The former head of the BBC News World Service is ringing an alarm bell about Putin’s pet propaganda network, Russia Today. The Guardian reports: “As the World Service has pared back, Russia Today has expanded spectacularly. The network, which broadcasts a pro-Kremlin interpretation of world events in English, Spanish, Arabic and Russian, launched a UK-focused channel based in Millbank, central London, recently and plans to launch German and French channels next year. Putin will next year increase its global budget by 40% to 15.38bn roubles (£183m), up from 11.87bn roubles this year. The channel boasts of a worldwide reach of 700 million – while never disclosing the actual size of its audience – after expanding its Spanish service across South America.
Well, color me unsurprised. For months, all I’ve been hearing from normal, well-meaning people is “separatists in Ukraine,” “there is a civil war going on in Ukraine,” and “I don’t support Putin but.” These poor folks have no idea that what they are so faithfully reproducing is Putin’s propaganda. They actually get upset when I ask them why they love Putin so much.
It would be great if people tried to trace the origin of these implanted beliefs in their own minds. If you are so convinced there are separatists in Ukraine without ever talking to a single Ukrainian and barely knowing where the country is located, how did the word “separatists” come into your mind? Did you read it or hear it on TV? And how do you know that the journalist who first wrote or said it has not been paid to do so by Putin’s agents or (which is much more likely) isn’t a lazy arm-chair loser who is reluctant to do the work and is very easily fed this information by those who are paid to do so?
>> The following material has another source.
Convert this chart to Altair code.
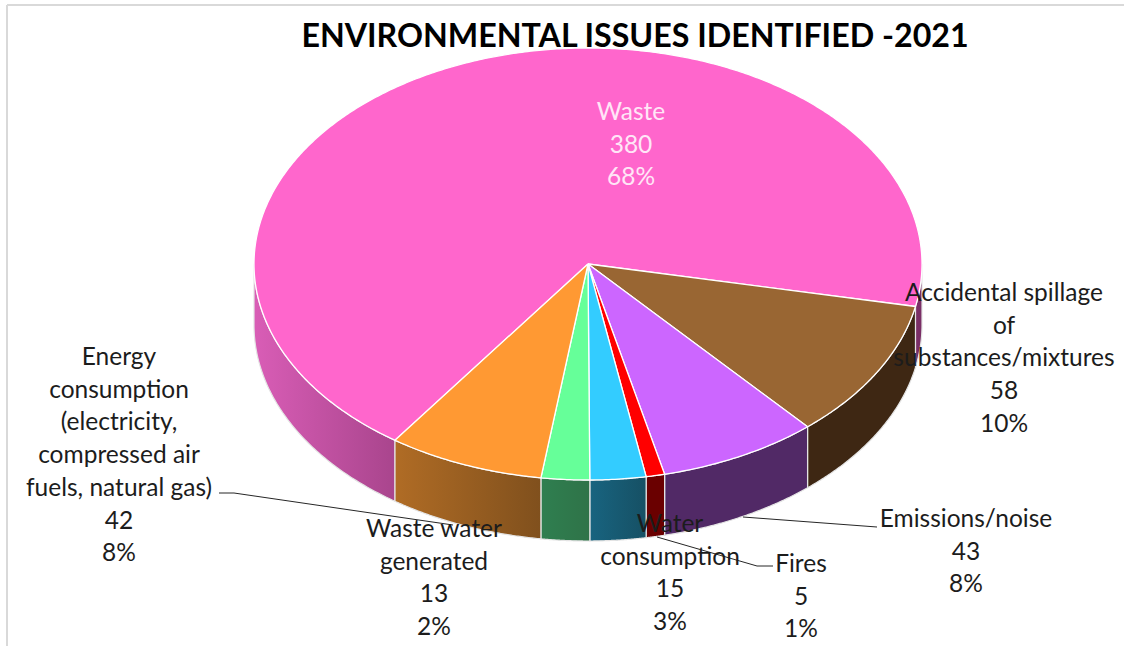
import altair as alt
import numpy as np
import pandas as pd

# Issue counts, in clockwise order around the pie
categories = ["Waste", "Accidental spillage", "Emissions/noise", "Fires",
              "Water consumption", "Waste water generated", "Energy consumption"]
values = [380, 58, 43, 5, 15, 13, 42]

top_colors = ["#FF66CC", "#996633", "#CC66FF", "#FF0000", "#33CCFF", "#66FF99", "#FF9933"]
side_left = ["#D95DB6", "#3E2713", "#512966", "#6A0000", "#186480", "#2F7F50", "#B06C25"]
side_right = ["#A9458D", "#3E2713", "#512966", "#6A0000", "#165064", "#2F7348", "#80501D"]

label_lines = [
    ["Waste"],
    ["Accidental spillage", "of", "substances/mixtures"],
    ["Emissions/noise"],
    ["Fires"],
    ["Water", "consumption"],
    ["Waste water", "generated"],
    ["Energy", "consumption", "(electricity,", "compressed air", "fuels, natural gas)"],
]

# Page layout, in pixels
W, H = 1124, 646
CX, CY = 588, 264
RX, RY = 334, 216
DEPTH = 61
START_ANGLE = 215.3
FONT = "Lato"
FONT_SIZE = 24.5
LINE_STEP = 32.7

label_anchor = [(631, 113), (1004, 294), (966, 520), (801, 565),
                (670, 525), (434, 530), (119, 358)]

leaders = {
    "energy": [(219, 493), (234, 493), (453, 525)],
    "emissions": [(877, 527), (743, 517)],
    "fires": [(773, 566), (757, 566), (657, 537)],
}

TILT = RY / RX
x_scale = alt.Scale(domain=[-CX / RX, (W - CX) / RX], range=[0, W])
y_scale = alt.Scale(domain=[-(H - CY) / RX, CY / RX], range=[H, 0])
X = alt.X("x:Q", scale=x_scale, axis=None)
Y = alt.Y("y:Q", scale=y_scale, axis=None)


def rim(deg):
    """Point on the tilted top rim for a clockwise angle measured from twelve o'clock."""
    rad = np.radians(deg)
    return np.sin(rad), np.cos(rad) * TILT


def polygon(xs, ys, fill, stroke, width):
    """A closed outline drawn as a filled line through the pie's scales."""
    outline = pd.DataFrame({"x": xs, "y": ys, "step": np.arange(len(xs))})
    return alt.Chart(outline).mark_line(
        fill=fill, stroke=stroke, strokeWidth=width, strokeJoin="round", interpolate="linear"
    ).encode(x=X, y=Y, order="step:Q")


total = sum(values)
spans = [v / total * 360 for v in values]
starts = [START_ANGLE + sum(spans[:i]) for i in range(len(values))]

side_layers = []
top_layers = []

for i, (start, span) in enumerate(zip(starts, spans)):
    # The wall is only visible along the front half of the rim (90° to 270°)
    end = start + span
    for turn in (0, 360):
        lo = max(start, 90 + turn)
        hi = min(end, 270 + turn)
        if hi <= lo:
            continue
        xs, ys = rim(np.linspace(lo, hi, 90))
        # The part of the largest slice that curves round the right edge is in shadow
        if i == 0 and turn == 360:
            fill = "#7A2E66"
        else:
            fill = alt.Gradient(
                gradient="linear", x1=0, y1=0, x2=1, y2=0,
                stops=[alt.GradientStop(color=side_left[i], offset=0),
                       alt.GradientStop(color=side_right[i], offset=1)],
            )
        side_layers.append(polygon(
            np.r_[xs, xs[::-1], xs[0]],
            np.r_[ys, ys[::-1] - DEPTH / RX, ys[0]],
            fill, "#E4E4E4", 1.2,
        ))

    xs, ys = rim(np.linspace(start, end, max(int(span * 2), 8)))
    top_layers.append(polygon(np.r_[0.0, xs, 0.0], np.r_[0.0, ys, 0.0],
                              top_colors[i], "white", 1.3))

# Top and left edges of the surrounding frame
anchor_row = pd.DataFrame({"k": [0]})
frame = [
    alt.Chart(anchor_row).mark_rule(color="#D9D9D9", strokeWidth=2)
    .encode(x=alt.value(7), y=alt.value(5), y2=alt.value(H)),
    alt.Chart(anchor_row).mark_rule(color="#D9D9D9", strokeWidth=2)
    .encode(x=alt.value(7), x2=alt.value(W), y=alt.value(5)),
]

leader_rows = []
for name, pts in leaders.items():
    for step, (px, py) in enumerate(pts):
        leader_rows.append({"name": name, "step": step,
                            "x": (px - CX) / RX, "y": (CY - py) / RX})
leader_layer = alt.Chart(pd.DataFrame(leader_rows)).mark_line(
    color="#262626", strokeWidth=1, interpolate="linear"
).encode(x=X, y=Y, detail="name:N", order="step:Q")

text_rows = []
for i, lines in enumerate(label_lines):
    share = f"{values[i] / total * 100:.0f}%"
    ax, ay = label_anchor[i]
    for j, line in enumerate(lines + [str(values[i]), share]):
        text_rows.append({"line": line,
                          "x": (ax - CX) / RX,
                          "y": (CY - ay - j * LINE_STEP) / RX,
                          "tone": "#FFE6F7" if i == 0 else "#1C1C1C"})
texts = pd.DataFrame(text_rows)

label_layer = alt.Chart(texts).mark_text(
    font=FONT, fontSize=FONT_SIZE, align="center", baseline="middle"
).encode(x=X, y=Y, text="line:N", color=alt.Color("tone:N", scale=None))

chart = alt.layer(*frame, *side_layers, *top_layers, leader_layer, label_layer).properties(
    width=W,
    height=H,
    padding=0,
    background="white",
    autosize=alt.AutoSizeParams(type="none"),
    title=alt.TitleParams(
        "ENVIRONMENTAL ISSUES IDENTIFIED -2021",
        font=FONT, fontSize=32.2, fontWeight="bold", color="black",
        anchor="middle", dx=73, dy=33, offset=-46, baseline="alphabetic",
    ),
).configure_view(stroke=None)

chart.save("out.html", embed_options={"renderer": "svg", "actions": False})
A week doesn’t pass (well, now it does because I’m on vacation but before that it didn’t) without me meeting a seemingly reasonable academic who regales me with a speech that I have already heard on Russian TV. When I gently point out that this is an almost verbatim translation of Putin’s propaganda of the week, my interlocutor gets upset and always – and I mean absolutely without exception – responds, “Of course, I don’t support Putin but you’ve got to agree that he has reason to be upset with the West.” I have no idea who first came up with this line or how much money went into implanting it in so many people’s heads, but let me tell you, it’s creepy when one person after another delivers it with robotic precision.
These days, it’s very easy to spread propaganda. Many people don’t have a developed capacity to think. What they consider thoughts are actually snippets of things they saw on Facebook, heard on the radio, glimpsed in the check-out line at the grocery store. Take any idea, no matter how outrageous it is, repeat it enough times and through enough media, and you will soon hear people repeat it verbatim as if it were something they came up with on their own.